---- AVAILABLE RECORDS

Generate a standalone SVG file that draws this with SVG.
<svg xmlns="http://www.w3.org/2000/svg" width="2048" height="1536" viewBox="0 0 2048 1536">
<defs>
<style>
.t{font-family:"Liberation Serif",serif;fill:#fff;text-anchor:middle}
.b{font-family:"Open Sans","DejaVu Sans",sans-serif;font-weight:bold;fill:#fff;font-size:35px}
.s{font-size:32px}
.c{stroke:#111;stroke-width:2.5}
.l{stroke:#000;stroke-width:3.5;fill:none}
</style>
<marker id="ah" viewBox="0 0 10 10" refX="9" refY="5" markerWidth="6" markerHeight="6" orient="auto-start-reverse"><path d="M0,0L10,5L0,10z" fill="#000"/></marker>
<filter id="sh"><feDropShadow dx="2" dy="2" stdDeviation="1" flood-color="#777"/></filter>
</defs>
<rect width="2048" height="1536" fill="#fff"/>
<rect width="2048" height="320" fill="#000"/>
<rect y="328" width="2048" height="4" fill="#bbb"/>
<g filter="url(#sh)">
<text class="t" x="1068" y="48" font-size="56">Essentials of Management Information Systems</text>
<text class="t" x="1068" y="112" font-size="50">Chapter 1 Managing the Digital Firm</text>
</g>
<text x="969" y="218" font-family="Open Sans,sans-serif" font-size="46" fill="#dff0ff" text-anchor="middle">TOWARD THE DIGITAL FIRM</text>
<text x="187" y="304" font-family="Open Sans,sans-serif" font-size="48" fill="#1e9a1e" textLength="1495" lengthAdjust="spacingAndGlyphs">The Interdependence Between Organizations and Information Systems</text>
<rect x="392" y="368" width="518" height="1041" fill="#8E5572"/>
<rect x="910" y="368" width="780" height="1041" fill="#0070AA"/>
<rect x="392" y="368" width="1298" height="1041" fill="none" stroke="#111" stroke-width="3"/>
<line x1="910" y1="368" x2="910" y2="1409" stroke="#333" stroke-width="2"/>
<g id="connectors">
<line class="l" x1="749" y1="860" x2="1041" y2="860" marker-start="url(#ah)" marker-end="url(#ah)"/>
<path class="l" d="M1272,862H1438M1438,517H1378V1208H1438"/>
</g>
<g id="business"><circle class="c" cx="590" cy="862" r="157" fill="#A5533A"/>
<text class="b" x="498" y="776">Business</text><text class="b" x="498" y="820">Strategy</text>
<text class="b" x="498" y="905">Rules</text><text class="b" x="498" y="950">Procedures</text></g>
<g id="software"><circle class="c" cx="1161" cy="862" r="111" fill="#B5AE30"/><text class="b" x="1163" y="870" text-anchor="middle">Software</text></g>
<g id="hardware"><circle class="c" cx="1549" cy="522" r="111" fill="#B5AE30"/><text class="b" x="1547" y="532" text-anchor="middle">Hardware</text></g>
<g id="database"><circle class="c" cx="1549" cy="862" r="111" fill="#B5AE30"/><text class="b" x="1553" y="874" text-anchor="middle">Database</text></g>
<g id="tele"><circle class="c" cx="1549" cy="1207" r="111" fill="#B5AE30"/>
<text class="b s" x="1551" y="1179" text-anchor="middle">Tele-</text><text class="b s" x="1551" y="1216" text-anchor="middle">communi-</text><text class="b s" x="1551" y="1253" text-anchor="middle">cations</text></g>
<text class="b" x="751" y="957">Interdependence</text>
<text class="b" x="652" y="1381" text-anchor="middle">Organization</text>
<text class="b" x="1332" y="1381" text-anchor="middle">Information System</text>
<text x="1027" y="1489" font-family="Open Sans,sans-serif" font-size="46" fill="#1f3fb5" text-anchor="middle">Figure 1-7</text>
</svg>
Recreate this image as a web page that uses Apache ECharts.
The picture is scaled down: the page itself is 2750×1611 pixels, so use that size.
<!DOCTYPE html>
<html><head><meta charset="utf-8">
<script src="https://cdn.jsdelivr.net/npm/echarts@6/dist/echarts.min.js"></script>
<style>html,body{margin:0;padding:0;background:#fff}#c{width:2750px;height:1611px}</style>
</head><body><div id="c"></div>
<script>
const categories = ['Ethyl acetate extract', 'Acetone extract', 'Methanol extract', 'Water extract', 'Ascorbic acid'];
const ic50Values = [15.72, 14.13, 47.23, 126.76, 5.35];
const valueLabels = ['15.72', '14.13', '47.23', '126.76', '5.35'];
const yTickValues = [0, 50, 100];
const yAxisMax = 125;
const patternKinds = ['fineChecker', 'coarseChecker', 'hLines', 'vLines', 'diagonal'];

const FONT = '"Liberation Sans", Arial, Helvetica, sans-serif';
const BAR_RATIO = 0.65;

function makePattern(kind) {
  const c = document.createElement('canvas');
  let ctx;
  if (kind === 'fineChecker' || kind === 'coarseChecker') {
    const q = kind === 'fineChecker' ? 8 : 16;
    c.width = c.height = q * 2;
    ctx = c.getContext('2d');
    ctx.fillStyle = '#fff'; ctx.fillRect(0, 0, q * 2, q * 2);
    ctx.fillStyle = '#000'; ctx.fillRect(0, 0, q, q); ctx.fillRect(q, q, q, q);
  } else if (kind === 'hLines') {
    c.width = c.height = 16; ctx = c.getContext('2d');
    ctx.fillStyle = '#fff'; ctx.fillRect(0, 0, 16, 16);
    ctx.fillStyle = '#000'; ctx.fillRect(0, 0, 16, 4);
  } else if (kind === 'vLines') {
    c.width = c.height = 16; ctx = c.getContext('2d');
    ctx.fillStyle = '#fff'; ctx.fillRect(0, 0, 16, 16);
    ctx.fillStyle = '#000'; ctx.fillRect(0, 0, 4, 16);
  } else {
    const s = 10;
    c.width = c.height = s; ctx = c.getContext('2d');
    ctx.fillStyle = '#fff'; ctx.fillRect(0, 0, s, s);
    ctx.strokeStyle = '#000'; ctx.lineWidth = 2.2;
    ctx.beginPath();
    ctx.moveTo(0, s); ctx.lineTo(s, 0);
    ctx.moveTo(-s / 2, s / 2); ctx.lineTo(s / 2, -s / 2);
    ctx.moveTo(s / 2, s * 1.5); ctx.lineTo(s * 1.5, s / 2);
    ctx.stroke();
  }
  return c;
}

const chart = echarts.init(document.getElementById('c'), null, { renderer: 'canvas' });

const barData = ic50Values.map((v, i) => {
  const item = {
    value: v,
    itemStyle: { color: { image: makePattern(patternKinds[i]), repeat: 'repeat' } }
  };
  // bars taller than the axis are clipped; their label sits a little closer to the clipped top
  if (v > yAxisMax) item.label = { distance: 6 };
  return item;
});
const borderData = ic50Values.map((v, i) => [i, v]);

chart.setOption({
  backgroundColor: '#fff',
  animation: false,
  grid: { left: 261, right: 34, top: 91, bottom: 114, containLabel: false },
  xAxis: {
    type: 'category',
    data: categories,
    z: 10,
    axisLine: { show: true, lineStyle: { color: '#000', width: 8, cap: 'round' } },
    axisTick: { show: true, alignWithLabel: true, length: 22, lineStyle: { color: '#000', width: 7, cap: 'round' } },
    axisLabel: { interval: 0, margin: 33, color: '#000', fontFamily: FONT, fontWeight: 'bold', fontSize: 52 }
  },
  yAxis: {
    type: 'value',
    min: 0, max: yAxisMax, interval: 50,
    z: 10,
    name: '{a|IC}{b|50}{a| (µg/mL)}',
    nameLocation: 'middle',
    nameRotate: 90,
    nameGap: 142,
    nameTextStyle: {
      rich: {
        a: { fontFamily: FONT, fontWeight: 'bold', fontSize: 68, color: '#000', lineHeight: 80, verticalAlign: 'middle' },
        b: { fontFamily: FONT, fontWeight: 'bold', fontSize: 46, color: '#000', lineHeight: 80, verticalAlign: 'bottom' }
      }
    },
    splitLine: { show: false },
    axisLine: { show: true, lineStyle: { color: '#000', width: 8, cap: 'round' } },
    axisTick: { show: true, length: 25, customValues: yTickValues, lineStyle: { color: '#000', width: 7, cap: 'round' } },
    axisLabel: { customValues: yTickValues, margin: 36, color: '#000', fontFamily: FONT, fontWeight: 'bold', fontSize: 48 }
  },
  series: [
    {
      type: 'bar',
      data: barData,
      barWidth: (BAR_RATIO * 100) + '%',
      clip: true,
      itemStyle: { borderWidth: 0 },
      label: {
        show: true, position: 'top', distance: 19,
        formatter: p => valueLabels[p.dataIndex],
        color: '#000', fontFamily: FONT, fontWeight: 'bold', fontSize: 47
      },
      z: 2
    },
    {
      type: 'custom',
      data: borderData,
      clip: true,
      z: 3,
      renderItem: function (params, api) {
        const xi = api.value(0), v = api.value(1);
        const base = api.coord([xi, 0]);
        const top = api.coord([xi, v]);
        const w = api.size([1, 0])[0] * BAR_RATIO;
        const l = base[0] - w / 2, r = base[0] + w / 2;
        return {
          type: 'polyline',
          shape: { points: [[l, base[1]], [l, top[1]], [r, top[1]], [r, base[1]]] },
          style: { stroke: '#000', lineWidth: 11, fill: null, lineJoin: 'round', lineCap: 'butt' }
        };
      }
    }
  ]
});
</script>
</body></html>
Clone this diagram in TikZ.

--------

Reply with the number of lines in the data that include the string "image" and nothing else.

2